Lamin M. Camara revealed that as more countries are experiencing water and sanitation stress, potable and affordable drinking water and better sanitation systems require investment in infrastructure to provide water and sanitation facilities to vulnerable people and communities.
He was speaking at the end of a massive environmental monitoring of the Gambia Climate Smart Rural Water and Sanitation (CSRWASH) Project that targets about 144 communities within five administrative regions of West Coast, Lower River, North Bank, Central River and Upper River regions.
The exercise is in reference to the approved Environment & Social Management Plan (ESMP) document prepared to guide the constructions and operational phases of the (CSRWASH) project in relation to environmental and social ramifications in order to verify the implementation mitigation commitments and recommendations to the contractors and their teams.
According to him, it is a requirement for an environmental monitoring and supervisions to be conducted within the project sites, much so with the fact that contractors have started the drilling operations of the boreholes and construction of sanitary facilities at some of the project intervention sites.
The exercise, he pointed out availed officers to collect meaningful and relevant information and recommendations to improve mitigation measures to be undertaken during implementation of the project.
Speaking to this medium just after the completion of the exercise, Camara disclosed that the exercise among other things ensures that mitigation measures against the possible degradation of the areas as stated in the ESMP document are fully implemented during the project implementation cycle.
“…and to ensure that the project is developed and operates in accordance with relevant environmental legislations of The Gambia including the National Environment Management Act, (NEMA)1994.”
He explained that the selection of project intervention sites or localities was based on key factors which include but not limited to the following: the current poverty level, population size, water point coverage, child mortality and incidence of water borne diseases associated with the locality identified.
“The project mainly focused on two core components which are the rehabilitation of existing water facilities/infrastructure, and the construction of new water supply and sanitation infrastructures. The specific activities include the drilling of boreholes and building of water distribution facilities, water troughs for livestock and solid and liquid waste management infrastructure.”
Also monitored are the effects of vibration, dust and noise as major potential impacts that could emanate during dredging for pipe laying especially to those residents within the project influence zone. Emergency of STIs, injuries and related occupational health issues over short term were also discovered to be a major issue during project work. The activities of the project in clustered communities will have significant destruction of fauna and flora in intervention areas. The overall negative environmental and social impacts that are anticipated during project implementation could be minimised and managed if the mitigation measures proposed are duly implemented and adhered to during operation.

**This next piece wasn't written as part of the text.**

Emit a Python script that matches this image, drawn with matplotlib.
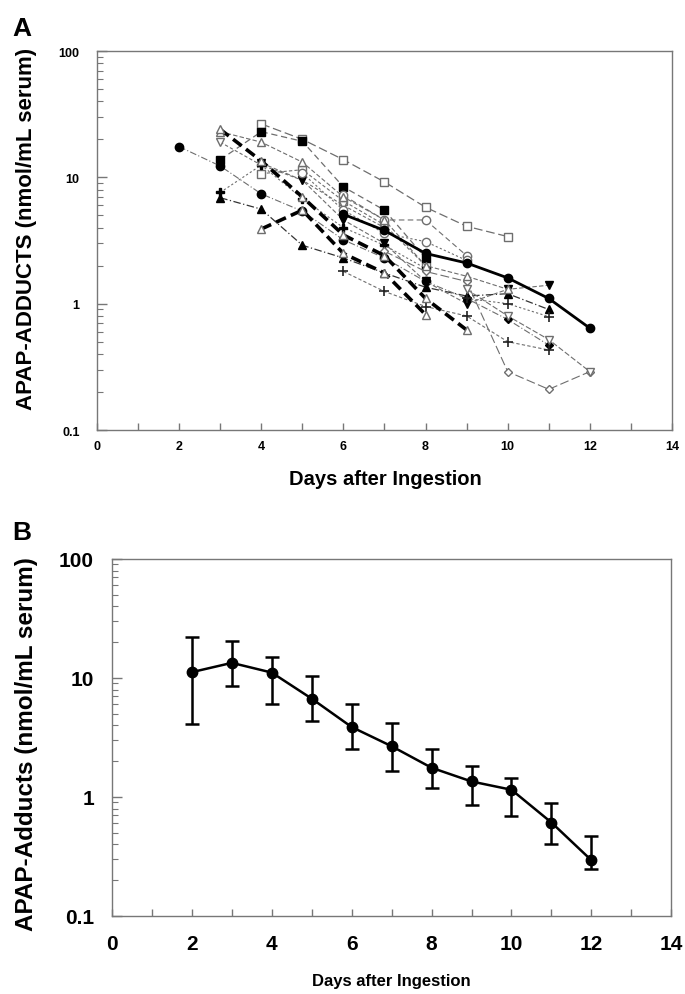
import matplotlib
matplotlib.use("Agg")
import matplotlib.pyplot as plt
from matplotlib.ticker import FixedLocator, NullFormatter, FuncFormatter, LogLocator

plt.rcParams['font.family'] = ['Liberation Sans', 'DejaVu Sans']

# ---------------- Panel A data (individual patients) ----------------
a_days_1 = [6, 7, 8, 9, 10, 11, 12]
a_vals_1 = [5.1, 3.8, 2.5, 2.1, 1.6, 1.1, 0.64]
a_days_2 = [4, 5, 6, 7, 8, 9, 10]
a_vals_2 = [26.5, 20.0, 13.8, 9.2, 5.8, 4.1, 3.4]
a_days_3 = [3, 4, 5, 6, 7, 8]
a_vals_3 = [13.8, 23.0, 19.3, 8.4, 5.5, 2.3]
a_days_4 = [3, 4, 5, 6, 7, 8, 9]
a_vals_4 = [24.0, 13.5, 7.0, 3.5, 2.4, 1.1, 0.62]
a_days_5 = [4, 5, 6, 7, 8]
a_vals_5 = [3.9, 5.5, 2.5, 1.75, 0.82]
a_days_6 = [3, 4, 5, 6, 7]
a_vals_6 = [19.0, 12.5, 9.5, 6.0, 4.0]
a_days_7 = [2, 3, 4, 5, 6, 7, 8]
a_vals_7 = [17.5, 12.3, 7.4, 5.4, 3.2, 2.3, 1.5]
a_days_8 = [3, 4, 5, 6, 7, 8]
a_vals_8 = [7.6, 12.5, 6.8, 4.0, 2.9, 1.9]
a_days_9 = [3, 4, 5, 6, 7, 8, 9, 10, 11]
a_vals_9 = [6.9, 5.6, 2.9, 2.3, 1.75, 1.35, 1.15, 1.2, 0.9]
a_days_10 = [4, 5, 6, 7, 8, 9, 10, 11]
a_vals_10 = [13.0, 9.5, 4.6, 3.0, 1.5, 1.0, 1.3, 1.4]
a_days_11 = [6, 7, 8, 9]
a_vals_11 = [7.2, 4.6, 4.6, 2.4]
a_days_12 = [5, 6, 7, 8, 9]
a_vals_12 = [10.8, 5.5, 3.6, 3.1, 2.2]
a_days_13 = [7, 8, 9, 10, 11, 12]
a_vals_13 = [2.6, 1.8, 1.5, 0.29, 0.21, 0.29]
a_days_14 = [8, 9, 10, 11]
a_vals_14 = [1.5, 1.1, 0.75, 0.47]
a_days_15 = [6, 7, 8, 9, 10, 11]
a_vals_15 = [1.8, 1.25, 0.95, 0.8, 0.5, 0.43]
a_days_16 = [9, 10, 11]
a_vals_16 = [1.1, 1.0, 0.79]
a_days_17 = [3, 4, 5, 6, 7, 8, 9, 10]
a_vals_17 = [23.0, 19.0, 13.2, 7.0, 4.6, 2.0, 1.65, 1.3]
a_days_18 = [9, 10, 11, 12]
a_vals_18 = [1.3, 0.8, 0.52, 0.29]
a_days_19 = [4, 5, 6, 7, 8]
a_vals_19 = [10.7, 11.5, 6.5, 4.2, 2.0]

# ---------------- Panel B data (mean with error bars) ----------------
b_days = [2, 3, 4, 5, 6, 7, 8, 9, 10, 11, 12]
b_mean = [11.2, 13.4, 11.1, 6.7, 3.87, 2.67, 1.76, 1.35, 1.15, 0.61, 0.294]
b_upper = [22.1, 20.3, 15.0, 10.4, 6.0, 4.19, 2.55, 1.81, 1.45, 0.89, 0.47]
b_lower = [4.13, 8.57, 6.09, 4.32, 2.55, 1.65, 1.20, 0.85, 0.69, 0.40, 0.25]

x_ticks = [0, 2, 4, 6, 8, 10, 12, 14]
y_ticks = [0.1, 1, 10, 100]
y_tick_labels = ['0.1', '1', '10', '100']

GRAY = '#6e6e6e'
fig = plt.figure(figsize=(6.85, 9.95), dpi=100)

axA = fig.add_axes([0.1416, 0.5668, 0.8394, 0.3809])
axB = fig.add_axes([0.1635, 0.0784, 0.8165, 0.3588])

# styles: (days, values, marker, filled, linestyle, lw, line color)
series = [
    (a_days_2, a_vals_2, 's', False, (0, (7, 3)), 0.9, GRAY),
    (a_days_19, a_vals_19, 's', False, (0, (3, 2)), 0.8, GRAY),
    (a_days_3, a_vals_3, 's', True, (0, (5, 3)), 0.9, GRAY),
    (a_days_6, a_vals_6, 'v', False, (0, (3, 2)), 0.8, GRAY),
    (a_days_7, a_vals_7, 'o', True, (0, (6, 2, 1, 2)), 0.8, GRAY),
    (a_days_8, a_vals_8, 'P', True, (0, (2, 2)), 0.8, GRAY),
    (a_days_9, a_vals_9, '^', True, (0, (6, 2, 1, 2)), 0.9, '#333333'),
    (a_days_10, a_vals_10, 'v', True, (0, (4, 2)), 0.8, GRAY),
    (a_days_11, a_vals_11, 'o', False, (0, (5, 3)), 0.8, GRAY),
    (a_days_12, a_vals_12, 'o', False, (0, (2, 2)), 0.8, GRAY),
    (a_days_13, a_vals_13, 'D', False, (0, (8, 3)), 0.8, GRAY),
    (a_days_14, a_vals_14, 'D', True, (0, (6, 2, 1, 2)), 0.8, GRAY),
    (a_days_15, a_vals_15, '+', True, (0, (3, 2)), 0.8, GRAY),
    (a_days_16, a_vals_16, '+', True, (0, (2, 2)), 0.8, GRAY),
    (a_days_17, a_vals_17, '^', False, (0, (4, 2)), 0.8, GRAY),
    (a_days_18, a_vals_18, 'v', False, (0, (5, 2)), 0.8, GRAY),
]
for d, v, mk, filled, ls, lw, lc in series:
    ms = 6 if mk != 'D' else 4.5
    if mk == '+':
        axA.plot(d, v, linestyle=ls, lw=lw, color=lc, marker='+', ms=7,
                 mew=1.2, mec='#222222', zorder=3)
    elif filled:
        axA.plot(d, v, linestyle=ls, lw=lw, color=lc, marker=mk, ms=ms,
                 mfc='black', mec='black', zorder=3)
    else:
        axA.plot(d, v, linestyle=ls, lw=lw, color=lc, marker=mk, ms=ms,
                 mfc='white', mec=GRAY, mew=1.0, zorder=3)

# thick dashed series
axA.plot(a_days_4, a_vals_4, linestyle=(0, (3, 1.5)), lw=2.6, color='black',
         marker='^', ms=6, mfc='white', mec=GRAY, zorder=4)
axA.plot(a_days_5, a_vals_5, linestyle=(0, (3, 1.5)), lw=2.6, color='black',
         marker='^', ms=6, mfc='white', mec=GRAY, zorder=4)
# thick solid series
axA.plot(a_days_1, a_vals_1, linestyle='-', lw=2.0, color='black',
         marker='o', ms=6, mfc='black', mec='black', zorder=5)

# Panel B
yerr = [[m - lo for m, lo in zip(b_mean, b_lower)],
        [hi - m for m, hi in zip(b_mean, b_upper)]]
axB.errorbar(b_days, b_mean, yerr=yerr, fmt='-o', color='black', lw=1.8,
             ms=7.5, elinewidth=1.8, capsize=5, capthick=1.8, zorder=3)


def fmt_y(v, pos):
    for t, lab in zip(y_ticks, y_tick_labels):
        if abs(v - t) < 1e-9 * max(t, 1):
            return lab
    return ''


for ax, tick_fs, ypad, xpad in [(axA, 9, 12.5, 7), (axB, 15, 13, 13)]:
    ax.set_yscale('log')
    ax.set_ylim(0.1, 100)
    ax.set_xlim(0, 14)
    ax.yaxis.set_major_locator(FixedLocator(y_ticks))
    ax.yaxis.set_major_formatter(FuncFormatter(fmt_y))
    ax.yaxis.set_minor_locator(LogLocator(base=10, subs=range(2, 10)))
    ax.yaxis.set_minor_formatter(NullFormatter())
    ax.xaxis.set_major_locator(FixedLocator(x_ticks))
    ax.xaxis.set_minor_locator(FixedLocator(list(range(1, 14, 2))))
    for sp in ax.spines.values():
        sp.set_color('#777777')
        sp.set_linewidth(1.0)
    ax.tick_params(axis='both', which='both', direction='in', colors='#777777',
                   labelcolor='black')
    ax.tick_params(axis='y', which='major', length=7, width=1.0, pad=ypad)
    ax.tick_params(axis='y', which='minor', length=4, width=0.8)
    ax.tick_params(axis='x', which='both', length=5, width=1.0, pad=xpad)
    for lab in ax.get_xticklabels() + ax.get_yticklabels():
        lab.set_fontsize(tick_fs)
        lab.set_fontweight('bold')

# axis titles
fig.text(0.038, 0.770, 'APAP-ADDUCTS (nmol/mL serum)', rotation=90,
         fontsize=16, fontweight='bold', ha='center', va='center')
fig.text(0.562, 0.5176, 'Days after Ingestion', fontsize=14.5,
         fontweight='bold', ha='center', va='center')
fig.text(0.039, 0.2523, 'APAP-Adducts (nmol/mL serum)', rotation=90,
         fontsize=17.5, fontweight='bold', ha='center', va='center')
fig.text(0.571, 0.0135, 'Days after Ingestion', fontsize=12,
         fontweight='bold', ha='center', va='center')

fig.text(0.018, 0.971, 'A', fontsize=19, fontweight='bold', va='center')
fig.text(0.018, 0.4643, 'B', fontsize=19, fontweight='bold', va='center')

fig.savefig('out.png', dpi=100, facecolor='white')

The project is trying to fulfill the regulatory requirement as far as quarterly monitoring basis is concerned. The working group comprises different stakeholders that go to the project site to inspect and scrutinise contractors’ commitments with regards to the implementation of the ESMP and mitigation commitments, and some of the damaging effects on the environment and social issues.
“As a corrective measure, we recommend were problems are seen and give them the correct way forward.” He said the contractors are up to fulfill all the requirement of the ESMP.
He concluded that sanitation systems aim to protect human health by providing a clean environment that will stop the transmission of disease, especially through the fecal–oral route.